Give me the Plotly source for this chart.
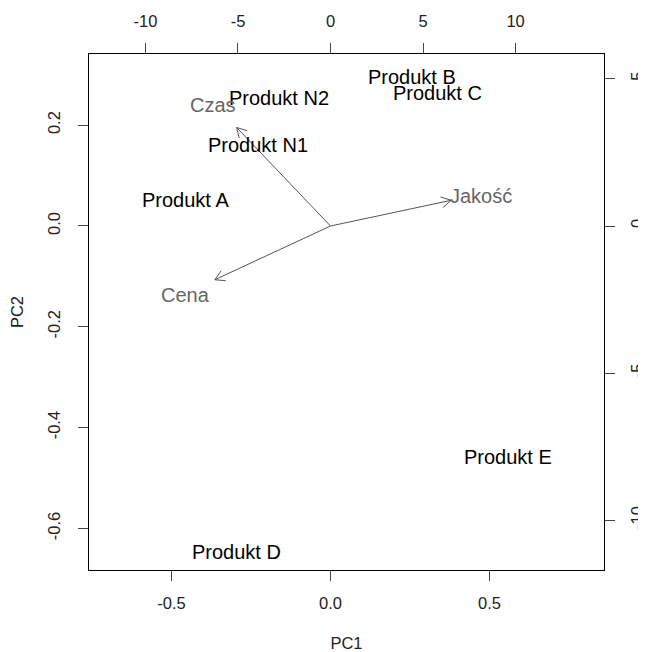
import numpy as np
import plotly.graph_objects as go

# Observations (scores) on PC1 / PC2 (bottom / left axes)
obs_names = ["Produkt A", "Produkt B", "Produkt C", "Produkt D",
             "Produkt E", "Produkt N1", "Produkt N2"]
pc1 = [-0.456, 0.256, 0.338, -0.295, 0.558, -0.229, -0.161]
pc2 = [0.055, 0.300, 0.267, -0.643, -0.455, 0.164, 0.258]

# Variables (loadings) on top / right axes
var_names = ["Cena", "Jakość", "Czas"]
load1 = [-7.81, 8.14, -6.34]
load2 = [-2.28, 1.09, 4.18]

x_tickvals = [-0.5, 0.0, 0.5]
x_ticktext = ["-0.5", "0.0", "0.5"]
y_tickvals = [-0.6, -0.4, -0.2, 0.0, 0.2]
y_ticktext = ["-0.6", "-0.4", "-0.2", "0.0", "0.2"]
x2_tickvals = [-10, -5, 0, 5, 10]
x2_ticktext = ["-10", "-5", "0", "5", "10"]
y2_tickvals = [-10, -5, 0, 5]
y2_ticktext = ["-10", "-5", "0", "5"]

# page body has an 8px margin; compensate
W, H = 638, 644
ML, MR, MT, MB = 81, 42, 46, 82
PW, PH = W - ML - MR, H - MT - MB

xr = [-0.7594, 0.860]
yr = [-0.6825, 0.341]
x2r = [-13.05, 14.78]
y2r = [-11.68, 5.84]

FONT = "Liberation Sans, Arial, sans-serif"

fig = go.Figure()

# invisible anchor trace so the primary axes exist
fig.add_trace(go.Scatter(x=pc1, y=pc2, mode="markers", marker=dict(opacity=0),
                         xaxis="x", yaxis="y", hoverinfo="skip", showlegend=False))

# arrows from origin to 0.8 * loadings (biplot convention)
sx = PW / (x2r[1] - x2r[0])
sy = PH / (y2r[1] - y2r[0])
head_len = 11.0
head_ang = np.deg2rad(30)
ax_x, ax_y = [], []
for l1, l2 in zip(load1, load2):
    tx, ty = 0.8 * l1, 0.8 * l2
    ax_x += [0, tx, None]
    ax_y += [0, ty, None]
    dx, dy = tx * sx, ty * sy
    ang = np.arctan2(dy, dx)
    for s in (1, -1):
        a = ang + np.pi - s * head_ang
        bx = tx + head_len * np.cos(a) / sx
        by = ty + head_len * np.sin(a) / sy
        ax_x += [tx, bx, None]
        ax_y += [ty, by, None]

fig.add_trace(go.Scatter(
    x=ax_x, y=ax_y, mode="lines",
    line=dict(color="#555555", width=1),
    xaxis="x2", yaxis="y2", hoverinfo="skip", showlegend=False))

annotations = []
for name, x, y in zip(obs_names, pc1, pc2):
    annotations.append(dict(x=x, y=y, xref="x", yref="y", text=name,
                            showarrow=False, xanchor="center", yanchor="middle",
                            yshift=-2,
                            font=dict(family=FONT, size=20, color="#000000")))
for name, x, y in zip(var_names, load1, load2):
    annotations.append(dict(x=x, y=y, xref="x2", yref="y2", text=name,
                            showarrow=False, xanchor="center", yanchor="middle",
                            yshift=-2,
                            font=dict(family=FONT, size=20, color="#666666")))

tickfont = dict(family=FONT, size=16.5, color="#222222")
common = dict(showgrid=False, zeroline=False, ticks="outside", ticklen=10,
              tickwidth=1, tickcolor="#444444", tickfont=tickfont)

fig.update_layout(
    width=W, height=H,
    margin=dict(l=ML, r=MR, t=MT, b=MB, autoexpand=False),
    paper_bgcolor="white", plot_bgcolor="white",
    annotations=annotations,
    xaxis=dict(range=xr, tickvals=x_tickvals, ticktext=x_ticktext,
               showline=True, linecolor="#000000", linewidth=1, mirror=True,
               title=dict(text="PC1", font=dict(family=FONT, size=16.5, color="#222222"),
                          standoff=35),
               ticklabelstandoff=8, **common),
    yaxis=dict(range=yr, tickvals=y_tickvals, ticktext=y_ticktext,
               showline=True, linecolor="#000000", linewidth=1, mirror=True,
               tickangle=-90,
               title=dict(text="PC2", font=dict(family=FONT, size=16.5, color="#222222"),
                          standoff=20),
               ticklabelstandoff=11, **common),
    xaxis2=dict(range=x2r, tickvals=x2_tickvals, ticktext=x2_ticktext,
                overlaying="x", side="top",
                anchor="y", showline=False, ticklabelstandoff=9, **common),
    yaxis2=dict(range=y2r, tickvals=y2_tickvals, ticktext=y2_ticktext,
                overlaying="y", side="right",
                anchor="x", showline=False, tickangle=-90,
                ticklabelstandoff=8, **common),
)

fig.write_html("out.html")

....

> **Written task**:
Repeat the listing above up to and including the line with "pc2 = [0.055, 0.300, 0.267, -0.643, -0.455, 0.164, 0.258]", starting from its first line. Drop any pictures.

> **Solution to the problem**:
Give me the Plotly source for this chart.
import numpy as np
import plotly.graph_objects as go

# Observations (scores) on PC1 / PC2 (bottom / left axes)
obs_names = ["Produkt A", "Produkt B", "Produkt C", "Produkt D",
             "Produkt E", "Produkt N1", "Produkt N2"]
pc1 = [-0.456, 0.256, 0.338, -0.295, 0.558, -0.229, -0.161]
pc2 = [0.055, 0.300, 0.267, -0.643, -0.455, 0.164, 0.258]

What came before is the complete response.